One teen recently wrote me to say, “My life is a mess. Nothing is going right….and God seems so far away. I’m beginning to question if it really matters if I give God time in my life.” What he was really saying was, “Things aren’t going the way I want. God isn’t acting the way I want Him to. So why try anymore?”
Disappointment and uncertainty are two close companions that love to show up unexpected, crash a party, and leave behind a mess of mixed emotions, doubt, and fear. I know these two companions all too well. I can admit that I too have often allowed the circumstances of my life to shape my emotions in any given moment. (Just ask those closest to me – they will quickly confirm this.)
I’ve learned (and am still learning) that when these feelings begin to sneak up on me, I have to motivate myself to action! God is working on my heart to remind me that, as the Word says, His ways are not my ways (Isaiah 55:8). Simply put, He doesn’t always move, think, and act as I desire. He is God. He has the right to do as He pleases, no matter what I desire.
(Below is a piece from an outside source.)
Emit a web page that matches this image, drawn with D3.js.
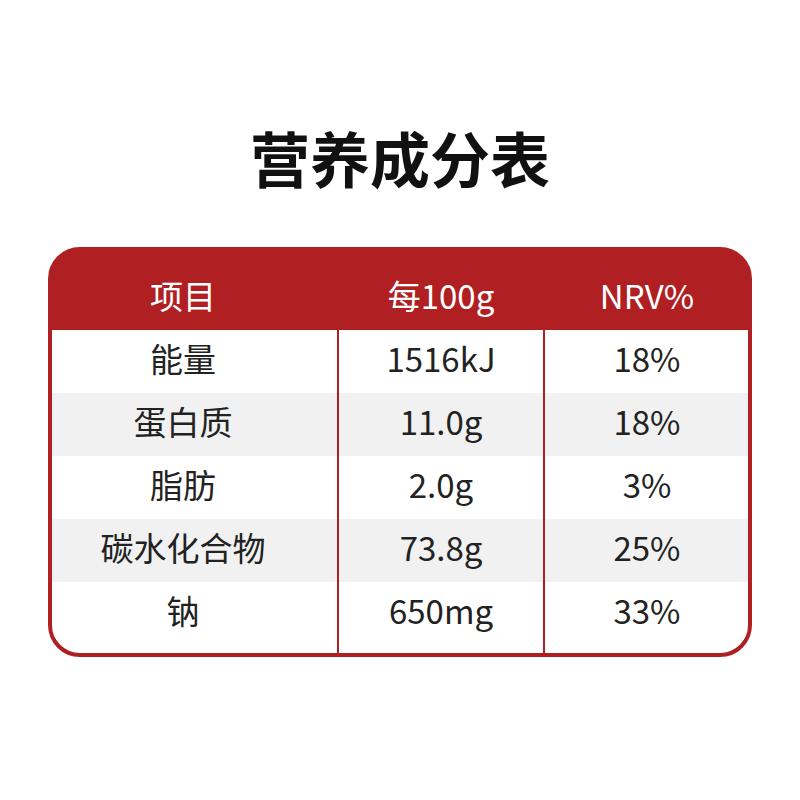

This means that there will be times when I can’t make sense of, or even fully agree with all He does – or chooses not to do – in and with my life.
The key here is trust. I often ask myself, “Do I genuinely trust God?” My answer is, “Yes. I do trust Him.” I then remind myself that trust doesn’t always mean “to understand.” Proverbs 3:5 reminds me to “Trust in the Lord with all your heart and lean not on your own understanding…” Lately I am reminded of the truth in this verse and that trusting God is exactly about this one word: trust. It doesn’t always make sense. It won’t necessarily always add up. It will not guarantee worldly success. And, it often requires a willingness to be led into places that are difficult and dangerous. (Think about the story of Jonah. He was asked by God to go and share the gospel message with people who hated Christians and enjoyed killing them, peeling the skin of their faces, and hanging their skulls around town on poles.)
Life with God isn’t about complacency. It is about the greatest of adventures. He understands there will be times when we question Him. He welcomes the questions. He also desires we move past the questions to a place of trust, even when we don’t receive the answers we want.